GHSA executive committee members usually have a pretty good feeling about how a vote will turn out when they enter a meeting.
None of the committee’s 50 members could make that claim Tuesday morning when they walked into the Edgar H. Wilson Convention Centre ahead of a crucial vote on the state’s classification structure.
The special called meeting turned out to be as unpredictable as many expected.
After rejecting a tabled vote on a controversial 4/8 classification structure, the executive committee narrowly approved a six-classification plan that will go into effect during the 2012-14 reclassification cycle. The vote passed 26-24, with much of the support coming from Metro Atlanta representatives.

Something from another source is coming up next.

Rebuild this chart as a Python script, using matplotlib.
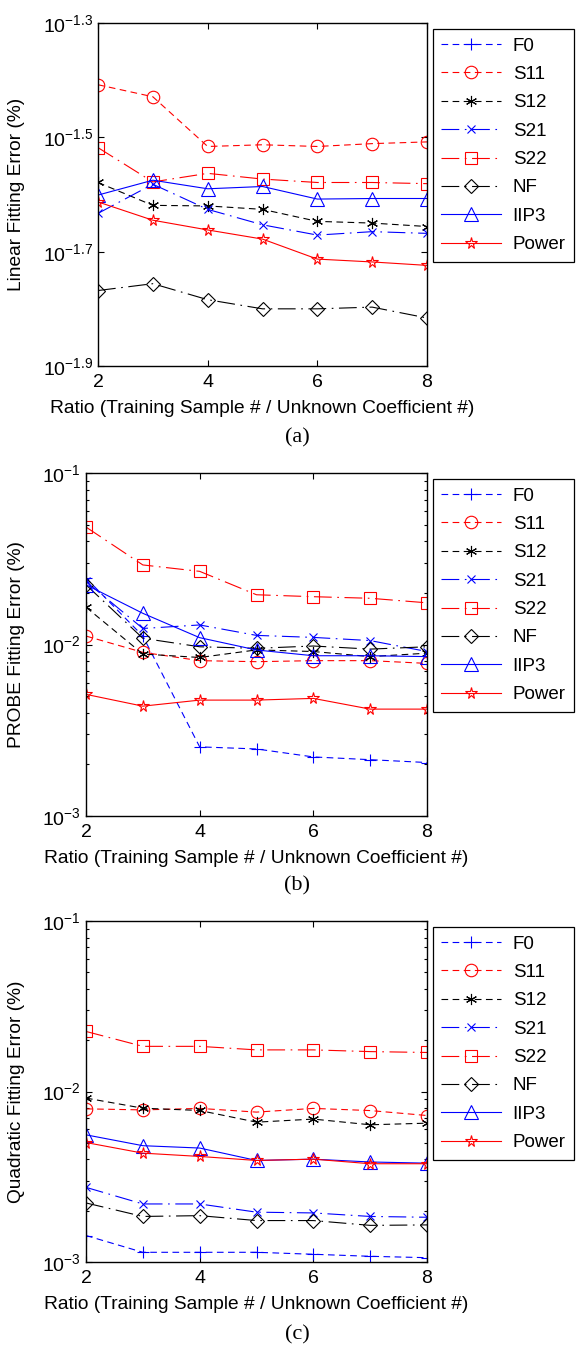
import numpy as np
import matplotlib
matplotlib.use("Agg")
import matplotlib.pyplot as plt
from matplotlib.ticker import FixedLocator, FuncFormatter, LogLocator, NullFormatter

plt.rcParams['font.family'] = ['Liberation Sans', 'DejaVu Sans']
plt.rcParams['mathtext.fontset'] = 'custom'
plt.rcParams['mathtext.rm'] = 'Liberation Sans'
plt.rcParams['mathtext.it'] = 'Liberation Sans:italic'

ratio = [2, 3, 4, 5, 6, 7, 8]
names = ["F0", "S11", "S12", "S21", "S22", "NF", "IIP3", "Power"]

# panel (a) values are log10 of the error
lin_F0 = [np.nan] * 7
lin_S11 = [-1.408, -1.429, -1.516, -1.513, -1.516, -1.511, -1.508]
lin_S12 = [-1.579, -1.619, -1.620, -1.626, -1.647, -1.650, -1.656]
lin_S21 = [-1.633, -1.582, -1.626, -1.653, -1.671, -1.665, -1.668]
lin_S22 = [-1.518, -1.578, -1.563, -1.573, -1.579, -1.579, -1.581]
lin_NF = [-1.768, -1.756, -1.784, -1.800, -1.800, -1.797, -1.816]
lin_IIP3 = [-1.601, -1.575, -1.590, -1.586, -1.608, -1.607, -1.607]
lin_Power = [-1.613, -1.645, -1.662, -1.678, -1.713, -1.718, -1.724]

probe_F0 = [0.0244, 0.0112, 0.00253, 0.00246, 0.00221, 0.00213, 0.00205]
probe_S11 = [0.0112, 0.0090, 0.00805, 0.00794, 0.00805, 0.00805, 0.00776]
probe_S12 = [0.0165, 0.0088, 0.0084, 0.0093, 0.0091, 0.0085, 0.0089]
probe_S21 = [0.0233, 0.0124, 0.0130, 0.0113, 0.0110, 0.01054, 0.0091]
probe_S22 = [0.0484, 0.0291, 0.0267, 0.0195, 0.0190, 0.0186, 0.0175]
probe_NF = [0.0223, 0.01087, 0.0097, 0.0095, 0.0098, 0.0094, 0.0097]
probe_IIP3 = [0.0223, 0.0152, 0.01096, 0.00929, 0.0086, 0.0086, 0.0085]
probe_Power = [0.00512, 0.00437, 0.00474, 0.00474, 0.00485, 0.00420, 0.00420]

quad_F0 = [0.00143, 0.00114, 0.00114, 0.00114, 0.00111, 0.00108, 0.00106]
quad_S11 = [0.00791, 0.0078, 0.00796, 0.00757, 0.00796, 0.00773, 0.00723]
quad_S12 = [0.00915, 0.00798, 0.00774, 0.00661, 0.00689, 0.00638, 0.00652]
quad_S21 = [0.00274, 0.00219, 0.00219, 0.00196, 0.00194, 0.00185, 0.00183]
quad_S22 = [0.0225, 0.0184, 0.0184, 0.01754, 0.01754, 0.01714, 0.01694]
quad_NF = [0.00222, 0.00185, 0.00187, 0.00175, 0.00175, 0.00164, 0.00165]
quad_IIP3 = [0.00557, 0.00481, 0.00466, 0.00394, 0.00401, 0.00386, 0.00380]
quad_Power = [0.00502, 0.00435, 0.00416, 0.00394, 0.00401, 0.00377, 0.00377]

linear = [lin_F0, lin_S11, lin_S12, lin_S21, lin_S22, lin_NF, lin_IIP3, lin_Power]
linear = [list(10 ** np.array(v)) for v in linear]
probe = [probe_F0, probe_S11, probe_S12, probe_S21, probe_S22, probe_NF, probe_IIP3, probe_Power]
quad = [quad_F0, quad_S11, quad_S12, quad_S21, quad_S22, quad_NF, quad_IIP3, quad_Power]

colors = ['b', 'r', 'k', 'b', 'r', 'k', 'b', 'r']
dashes = [(6, 4), (6, 4), (6, 4), (16, 5, 1.5, 5), (16, 5, 1.5, 5), (16, 5, 1.5, 5), None, None]
markers = ['+', 'o', (6, 2, 0), 'x', 's', 'D', '^', '*']
msizes = [9, 9, 8, 5.5, 9, 7.5, 9.5, 8.5]

fig = plt.figure(figsize=(5.8, 13.47), dpi=100)
W, H = 580.0, 1347.0


def panel(box, data, ylabel, lo, hi, ticks, tlabels, minor, cap, cap_y, leg_top):
    l, t, r, b = box
    ax = fig.add_axes([l / W, 1 - b / H, (r - l) / W, (b - t) / H])
    lines = []
    for i in range(8):
        ln, = ax.plot(ratio, data[i], color=colors[i], marker=markers[i], ms=msizes[i],
                      mfc='none', mec=colors[i], mew=0.8, lw=0.8, label=names[i])
        if dashes[i] is not None:
            ln.set_dashes(dashes[i])
        lines.append(ln)
    ax.set_yscale('log')
    ax.set_ylim(lo, hi)
    ax.set_xlim(2, 8)
    ax.set_xticks([2, 4, 6, 8])
    ax.yaxis.set_major_locator(FixedLocator(ticks))
    ax.yaxis.set_major_formatter(FuncFormatter(lambda v, p: tlabels[ticks.index(v)] if v in ticks else ''))
    if minor:
        ax.yaxis.set_minor_locator(LogLocator(base=10, subs=np.arange(2, 10)))
    else:
        ax.yaxis.set_minor_locator(FixedLocator([]))
    ax.yaxis.set_minor_formatter(NullFormatter())
    ax.tick_params(which='both', direction='in', top=True, right=True, labelsize=14, width=0.8)
    ax.tick_params(axis='x', pad=6)
    ax.tick_params(which='major', length=4)
    ax.tick_params(which='minor', length=2.5)
    for s in ax.spines.values():
        s.set_linewidth(1.0)
    ax.set_xlabel("Ratio (Training Sample # / Unknown Coefficient #)", fontsize=13.8, labelpad=6)
    ax.set_ylabel(ylabel, fontsize=13.8)
    ax.yaxis.set_label_coords(-(l - 25) / (r - l), 0.5)
    fig.text(297 / W, 1 - cap_y / H, cap, family=['Liberation Serif'], fontsize=16,
             ha='center', va='center')
    leg = ax.legend(handles=lines, loc='upper left', bbox_to_anchor=(433 / W, 1 - leg_top / H),
                    bbox_transform=fig.transFigure, borderaxespad=0, fontsize=13.5,
                    handlelength=3.2, labelspacing=0.6, borderpad=0.45, handletextpad=0.6,
                    fancybox=False, edgecolor='k', framealpha=1)
    leg.get_frame().set_linewidth(0.9)
    return ax


panel((98, 23, 427, 366), linear, "Linear Fitting Error (%)", 10 ** -1.9, 10 ** -1.3,
      [10 ** -1.9, 10 ** -1.7, 10 ** -1.5, 10 ** -1.3],
      [r'$10^{-1.9}$', r'$10^{-1.7}$', r'$10^{-1.5}$', r'$10^{-1.3}$'], False, "(a)", 438, 29)
panel((86, 473, 427, 816), probe, "PROBE Fitting Error (%)", 1e-3, 1e-1,
      [1e-3, 1e-2, 1e-1], [r'$10^{-3}$', r'$10^{-2}$', r'$10^{-1}$'], True, "(b)", 886, 479)
panel((86, 921, 427, 1262), quad, "Quadratic Fitting Error (%)", 1e-3, 1e-1,
      [1e-3, 1e-2, 1e-1], [r'$10^{-3}$', r'$10^{-2}$', r'$10^{-1}$'], True, "(c)", 1335, 927)

plt.savefig("out.png", dpi=100)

All 16 committee members representing schools or regions from the Atlanta area (Coweta, Fayette, Clayton, Cobb, Gwinnett, Forysth, Henry, DeKalb, Cherokee, Paulding, Bartow and Butts counties) voted in favor of the six-class plan. The only individuals from the Atlanta area voting against the plan were individuals representing organizations like the Georgia Athletic Directors Association and the Georgia Association of Secondary School Principals.
“It seems there is a clear divide between Atlanta and the rest of the state,” said former Brookwood football coach Dave Hunter when asked about the voting breakdown for his plan and against the 4/8 plan. “That’s unfortunate.”
The six-class plan -- devised and proposed by Hunter -- would split the state’s 436 schools into six classes and is roughly similar to the GHSA’s current five-classification system.
The top two classes would each contain 15 percent of the member schools, while the next three classes would each contain 16 percent of the schools. The lowest classification would have 22 percent of the schools, although some of the smallest schools don’t play football.
Hunter believed animosity lingering from the failed vote on the 4/8 plan accounted for the close vote on the six-class plan. He said his plan would have received a larger majority had the vote been held later in the week after tensions eased.
After Savannah’s Earl Etheridge spoke passionately in favor of the 4/8 plan, the executive committee voted 35-15 to reject it. The plan would have classified the member schools into four classes for the regular season, with two tiers splintering off from each class to crown eight state champions.
“I didn’t like staying with a five-class plan at all,” Mary Persons athletics director Rodney Walker said. “I didn’t really like the 4/8 plan either, so I voted for the best option on the table.”
Much like the vote for the six-class plan, the Metro Atlanta representatives universally rejected the 4/8 plan.
Hunter’s plan seemed dead back on March 20 when the reclassification committee voted against it in favor of a 4/8 plan backed by Etheridge. The reclassification committee voted 6-5 to recommend Etheridge’s plan to the executive committee.
That plan turned out to have plenty of detractors, as well. Executive committee members argued and lobbed questions and comments at the reclassification committee members for more than an hour March 20, the day before the executive committee vote. Fearing the 4/8 plan would be rejected, its supporters voted to table the plan until Tuesday’s meeting.
The vote ended debate on reclassification for some, but the fight might not be over.
Charlton County’s Jesse Crews, a supporter of the 4/8 plan, said he wanted to challenge the committee’s vote on the six-classification plan. He believed the vote was a violation of Article III, Section 2 of the GHSA Constitution and By-Laws. The constitution outlines that the number of classifications and the number of regions will be determined by the reclassification committee. Crews said Tuesday’s vote circumvented the GHSA’s by-laws.
GHSA attorney Alan Connell said the full committee could listen to and vote on any proposal brought from the floor, based on his interpretation of the Constitution and By-Laws.
For the first time in the process of reclassification, a 3/6 plan was mentioned in an open meeting. That plan, authored by Loganville’s Tommy Stringer, would have operated similar to a 4/8 plan but with fewer regions and tiers. Stringer’s plan never gained any momentum Tuesday and Walker, one of its supporters, doubted it would have garnered enough support to pass.
“People would have said they didn’t know enough about it,” Walker said.
The next step for reclassification will come in October when the state releases its FTE numbers. The release of those numbers begins the process of region realignment, which is likewise usually a contentious issue.